[start Record excerpts]

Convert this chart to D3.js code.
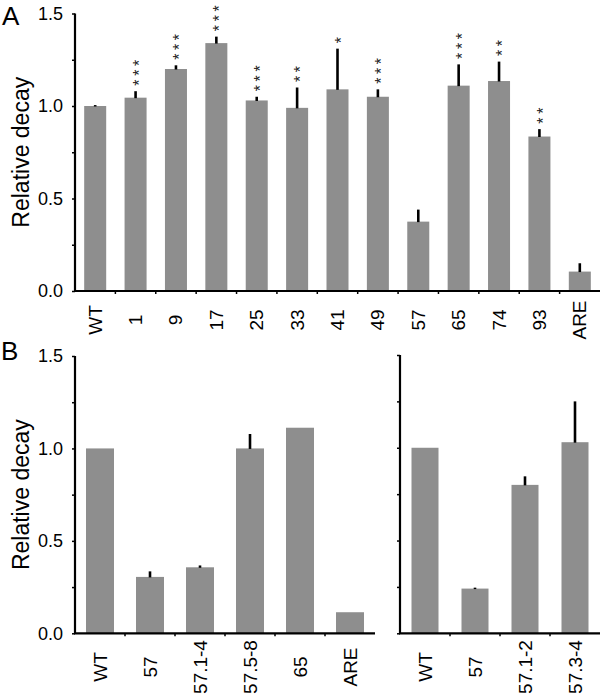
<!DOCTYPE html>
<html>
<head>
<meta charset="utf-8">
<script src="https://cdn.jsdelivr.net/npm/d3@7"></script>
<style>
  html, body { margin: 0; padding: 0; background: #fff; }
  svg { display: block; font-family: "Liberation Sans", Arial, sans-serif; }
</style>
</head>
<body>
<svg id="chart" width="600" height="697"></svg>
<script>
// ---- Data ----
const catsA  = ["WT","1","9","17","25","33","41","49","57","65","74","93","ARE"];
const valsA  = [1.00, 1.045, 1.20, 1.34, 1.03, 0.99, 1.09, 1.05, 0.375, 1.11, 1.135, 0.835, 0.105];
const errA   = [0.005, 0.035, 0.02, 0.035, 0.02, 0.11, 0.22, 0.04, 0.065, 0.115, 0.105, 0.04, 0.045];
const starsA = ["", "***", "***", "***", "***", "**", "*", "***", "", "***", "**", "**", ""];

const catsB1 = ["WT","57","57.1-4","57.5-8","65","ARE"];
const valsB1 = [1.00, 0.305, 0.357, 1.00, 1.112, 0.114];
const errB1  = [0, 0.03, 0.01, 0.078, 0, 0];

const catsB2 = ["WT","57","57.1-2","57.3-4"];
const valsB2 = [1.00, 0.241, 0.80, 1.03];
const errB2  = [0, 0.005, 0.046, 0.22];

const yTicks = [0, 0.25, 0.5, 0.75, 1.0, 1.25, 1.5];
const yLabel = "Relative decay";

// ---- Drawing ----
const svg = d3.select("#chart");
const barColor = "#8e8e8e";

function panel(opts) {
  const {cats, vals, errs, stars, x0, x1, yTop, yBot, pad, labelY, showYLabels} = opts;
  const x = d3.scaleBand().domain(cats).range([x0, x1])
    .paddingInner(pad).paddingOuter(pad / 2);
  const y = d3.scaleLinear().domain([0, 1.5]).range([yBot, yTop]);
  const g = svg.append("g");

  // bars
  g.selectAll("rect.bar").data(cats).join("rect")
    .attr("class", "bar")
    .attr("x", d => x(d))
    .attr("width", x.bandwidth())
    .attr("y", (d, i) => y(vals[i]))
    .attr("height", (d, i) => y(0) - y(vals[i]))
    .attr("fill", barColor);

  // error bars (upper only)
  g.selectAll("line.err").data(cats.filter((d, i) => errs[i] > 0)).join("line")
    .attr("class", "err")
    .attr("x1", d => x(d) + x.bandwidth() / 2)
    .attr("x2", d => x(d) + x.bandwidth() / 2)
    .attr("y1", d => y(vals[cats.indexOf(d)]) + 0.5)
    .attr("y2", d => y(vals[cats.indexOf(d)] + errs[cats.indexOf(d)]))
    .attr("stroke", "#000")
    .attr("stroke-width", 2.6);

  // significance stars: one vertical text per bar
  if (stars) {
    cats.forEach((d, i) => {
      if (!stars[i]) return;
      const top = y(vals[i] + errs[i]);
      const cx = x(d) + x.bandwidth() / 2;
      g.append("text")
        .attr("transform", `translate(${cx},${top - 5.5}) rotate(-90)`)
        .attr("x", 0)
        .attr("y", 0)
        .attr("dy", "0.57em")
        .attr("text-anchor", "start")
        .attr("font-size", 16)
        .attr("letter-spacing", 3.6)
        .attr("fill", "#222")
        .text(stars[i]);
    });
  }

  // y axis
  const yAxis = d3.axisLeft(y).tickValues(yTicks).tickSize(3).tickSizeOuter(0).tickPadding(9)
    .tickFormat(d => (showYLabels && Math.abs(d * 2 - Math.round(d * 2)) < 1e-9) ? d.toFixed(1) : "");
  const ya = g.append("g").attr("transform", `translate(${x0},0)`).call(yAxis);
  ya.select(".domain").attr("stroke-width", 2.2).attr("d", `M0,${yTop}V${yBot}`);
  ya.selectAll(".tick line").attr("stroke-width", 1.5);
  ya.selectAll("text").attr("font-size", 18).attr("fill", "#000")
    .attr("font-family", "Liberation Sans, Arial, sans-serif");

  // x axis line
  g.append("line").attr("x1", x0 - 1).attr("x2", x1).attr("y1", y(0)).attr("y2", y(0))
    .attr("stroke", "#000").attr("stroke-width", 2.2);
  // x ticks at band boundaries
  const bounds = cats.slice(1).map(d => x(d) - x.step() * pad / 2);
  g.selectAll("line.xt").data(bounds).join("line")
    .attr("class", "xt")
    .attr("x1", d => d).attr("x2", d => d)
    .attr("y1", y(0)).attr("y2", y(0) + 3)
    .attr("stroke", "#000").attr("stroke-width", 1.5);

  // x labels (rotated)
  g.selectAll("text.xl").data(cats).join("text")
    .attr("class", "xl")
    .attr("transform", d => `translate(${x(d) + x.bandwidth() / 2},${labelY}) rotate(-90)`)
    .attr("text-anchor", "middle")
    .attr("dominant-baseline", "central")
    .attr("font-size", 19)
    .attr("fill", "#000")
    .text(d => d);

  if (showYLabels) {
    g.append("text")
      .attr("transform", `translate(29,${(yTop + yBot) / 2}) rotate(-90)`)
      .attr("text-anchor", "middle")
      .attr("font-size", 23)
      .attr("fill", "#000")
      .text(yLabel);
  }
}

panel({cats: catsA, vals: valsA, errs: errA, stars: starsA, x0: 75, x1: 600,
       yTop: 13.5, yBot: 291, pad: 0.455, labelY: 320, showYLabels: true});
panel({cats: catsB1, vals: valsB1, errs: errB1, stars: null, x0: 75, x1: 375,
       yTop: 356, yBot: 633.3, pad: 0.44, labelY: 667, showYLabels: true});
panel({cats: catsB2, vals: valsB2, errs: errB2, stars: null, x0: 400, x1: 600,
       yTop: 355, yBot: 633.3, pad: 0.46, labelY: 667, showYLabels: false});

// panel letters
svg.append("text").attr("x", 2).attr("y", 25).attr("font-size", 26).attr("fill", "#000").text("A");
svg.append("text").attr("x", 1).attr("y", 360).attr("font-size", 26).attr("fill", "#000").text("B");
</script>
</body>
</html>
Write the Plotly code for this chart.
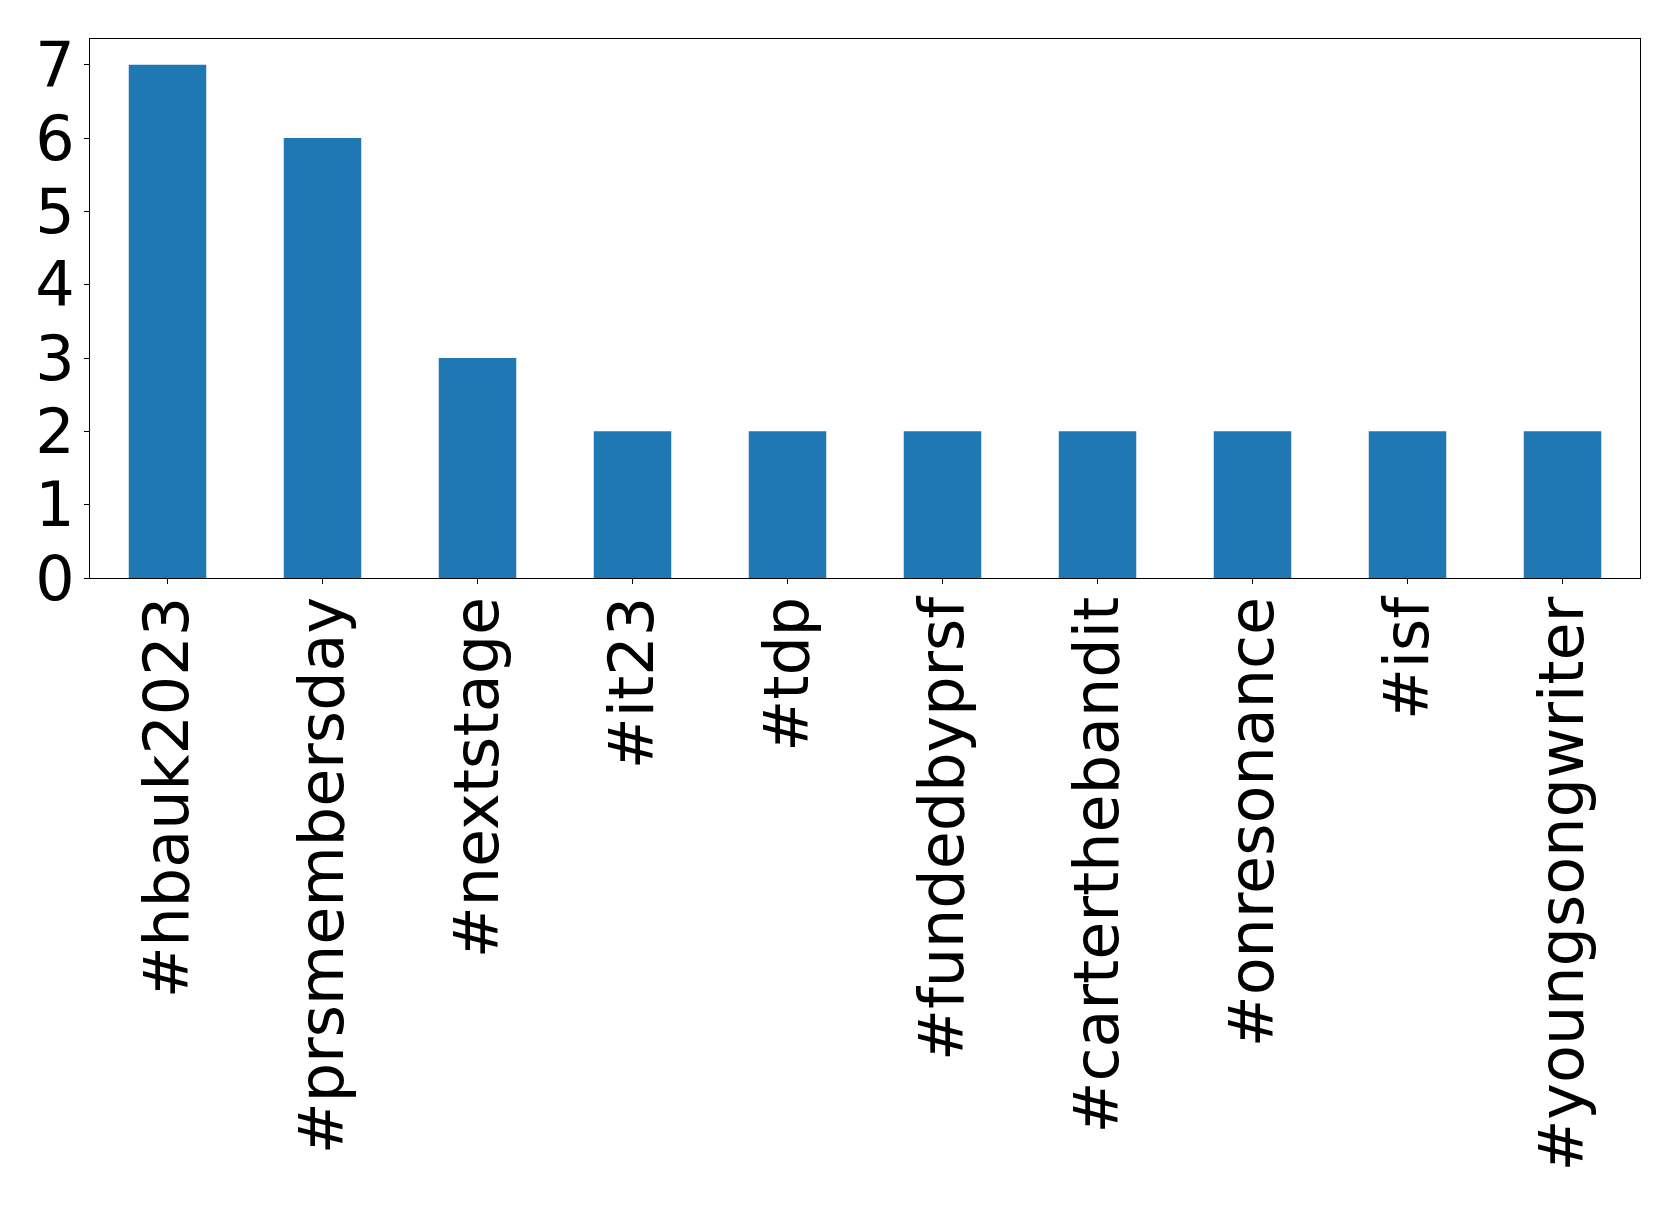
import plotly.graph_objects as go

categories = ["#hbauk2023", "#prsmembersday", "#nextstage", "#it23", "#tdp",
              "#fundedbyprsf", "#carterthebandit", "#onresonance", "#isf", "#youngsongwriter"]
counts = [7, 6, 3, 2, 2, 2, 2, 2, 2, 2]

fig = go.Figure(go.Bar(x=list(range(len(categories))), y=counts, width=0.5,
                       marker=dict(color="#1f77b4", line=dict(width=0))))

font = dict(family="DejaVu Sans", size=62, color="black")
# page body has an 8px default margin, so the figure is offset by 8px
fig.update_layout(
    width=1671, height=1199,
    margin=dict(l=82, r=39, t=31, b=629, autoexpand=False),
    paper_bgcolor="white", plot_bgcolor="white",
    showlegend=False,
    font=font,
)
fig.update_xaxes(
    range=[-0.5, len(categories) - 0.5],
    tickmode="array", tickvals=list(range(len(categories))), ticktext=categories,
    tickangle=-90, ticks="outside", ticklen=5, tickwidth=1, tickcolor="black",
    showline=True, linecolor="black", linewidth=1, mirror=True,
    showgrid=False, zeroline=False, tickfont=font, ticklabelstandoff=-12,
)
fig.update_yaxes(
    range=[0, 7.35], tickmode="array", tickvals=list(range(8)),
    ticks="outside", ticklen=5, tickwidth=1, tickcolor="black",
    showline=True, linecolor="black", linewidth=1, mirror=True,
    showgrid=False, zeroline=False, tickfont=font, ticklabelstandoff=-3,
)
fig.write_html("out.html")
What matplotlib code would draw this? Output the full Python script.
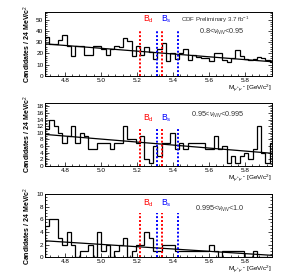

[end Record excerpts]

Task to complete.
Go through the material and select each line with the string "code" in it.

Response to this task.
Convert this chart to D3.js code.
Write the Plotly code for this chart.
What matplotlib code would draw this? Output the full Python script.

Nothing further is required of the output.